Supplied entries
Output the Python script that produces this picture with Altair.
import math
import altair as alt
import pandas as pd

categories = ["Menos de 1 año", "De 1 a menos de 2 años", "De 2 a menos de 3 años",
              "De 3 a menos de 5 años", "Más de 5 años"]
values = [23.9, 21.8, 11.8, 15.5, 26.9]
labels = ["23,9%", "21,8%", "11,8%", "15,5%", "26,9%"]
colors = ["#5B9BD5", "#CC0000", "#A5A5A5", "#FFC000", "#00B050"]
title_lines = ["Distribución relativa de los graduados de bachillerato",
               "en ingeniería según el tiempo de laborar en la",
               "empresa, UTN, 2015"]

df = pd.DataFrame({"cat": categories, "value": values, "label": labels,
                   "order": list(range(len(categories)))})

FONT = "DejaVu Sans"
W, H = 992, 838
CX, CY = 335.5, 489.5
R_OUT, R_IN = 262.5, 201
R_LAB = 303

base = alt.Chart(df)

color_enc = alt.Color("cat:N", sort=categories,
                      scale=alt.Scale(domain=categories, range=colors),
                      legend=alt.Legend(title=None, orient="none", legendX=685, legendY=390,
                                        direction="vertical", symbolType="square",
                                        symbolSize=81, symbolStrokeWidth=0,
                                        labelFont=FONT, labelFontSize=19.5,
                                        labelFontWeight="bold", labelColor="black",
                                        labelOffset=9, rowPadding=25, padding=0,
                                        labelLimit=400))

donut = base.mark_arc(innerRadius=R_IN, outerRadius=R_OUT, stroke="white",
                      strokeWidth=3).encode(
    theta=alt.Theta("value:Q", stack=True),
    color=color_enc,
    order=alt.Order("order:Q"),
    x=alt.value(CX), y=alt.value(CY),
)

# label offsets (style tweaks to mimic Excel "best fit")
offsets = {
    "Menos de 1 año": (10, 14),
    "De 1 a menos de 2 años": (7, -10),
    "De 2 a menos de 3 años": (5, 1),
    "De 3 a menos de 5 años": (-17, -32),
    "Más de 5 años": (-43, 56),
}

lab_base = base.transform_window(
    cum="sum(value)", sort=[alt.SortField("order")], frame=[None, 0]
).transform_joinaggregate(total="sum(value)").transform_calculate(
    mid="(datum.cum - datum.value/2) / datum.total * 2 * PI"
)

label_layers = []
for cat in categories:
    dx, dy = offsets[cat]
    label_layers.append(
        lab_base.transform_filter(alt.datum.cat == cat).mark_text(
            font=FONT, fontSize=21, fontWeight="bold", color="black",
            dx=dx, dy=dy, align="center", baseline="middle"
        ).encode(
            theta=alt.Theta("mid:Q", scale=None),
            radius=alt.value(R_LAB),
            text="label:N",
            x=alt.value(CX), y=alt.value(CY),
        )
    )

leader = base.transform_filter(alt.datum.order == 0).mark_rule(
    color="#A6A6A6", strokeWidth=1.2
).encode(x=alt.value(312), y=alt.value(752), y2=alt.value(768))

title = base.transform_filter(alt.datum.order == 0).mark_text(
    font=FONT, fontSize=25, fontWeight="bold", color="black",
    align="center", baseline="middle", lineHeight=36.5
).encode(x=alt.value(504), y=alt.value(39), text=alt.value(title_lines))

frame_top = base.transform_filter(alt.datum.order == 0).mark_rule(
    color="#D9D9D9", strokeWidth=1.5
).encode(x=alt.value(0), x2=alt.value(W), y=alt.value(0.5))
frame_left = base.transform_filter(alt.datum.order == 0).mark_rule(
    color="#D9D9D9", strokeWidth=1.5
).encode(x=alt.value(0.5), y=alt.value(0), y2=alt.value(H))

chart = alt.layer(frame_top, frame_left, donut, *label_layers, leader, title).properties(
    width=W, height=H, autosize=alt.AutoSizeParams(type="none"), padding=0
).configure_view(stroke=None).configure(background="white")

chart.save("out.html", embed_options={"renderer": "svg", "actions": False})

* * *

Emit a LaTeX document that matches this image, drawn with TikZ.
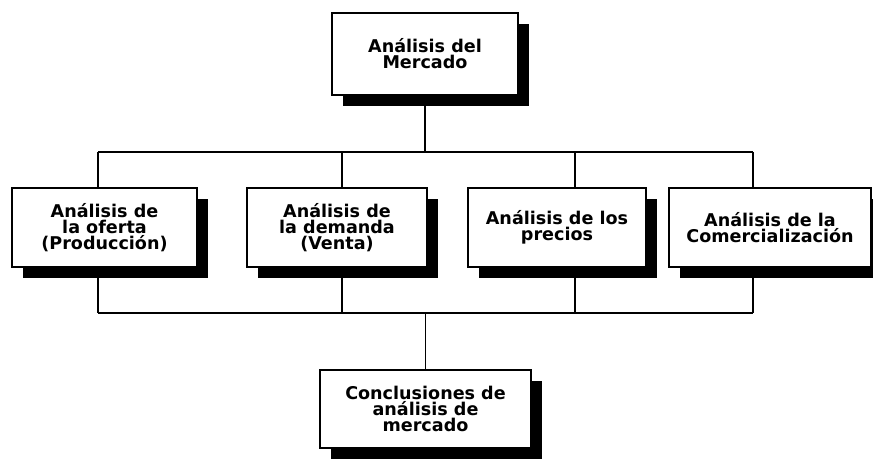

Exercise description
Write out, exactly as they stand, the lines from the one containing "Output the Python" through the one containing "import pandas as pd", both ends included.

The completed task
Output the Python script that produces this picture with Altair.
import math
import altair as alt
import pandas as pd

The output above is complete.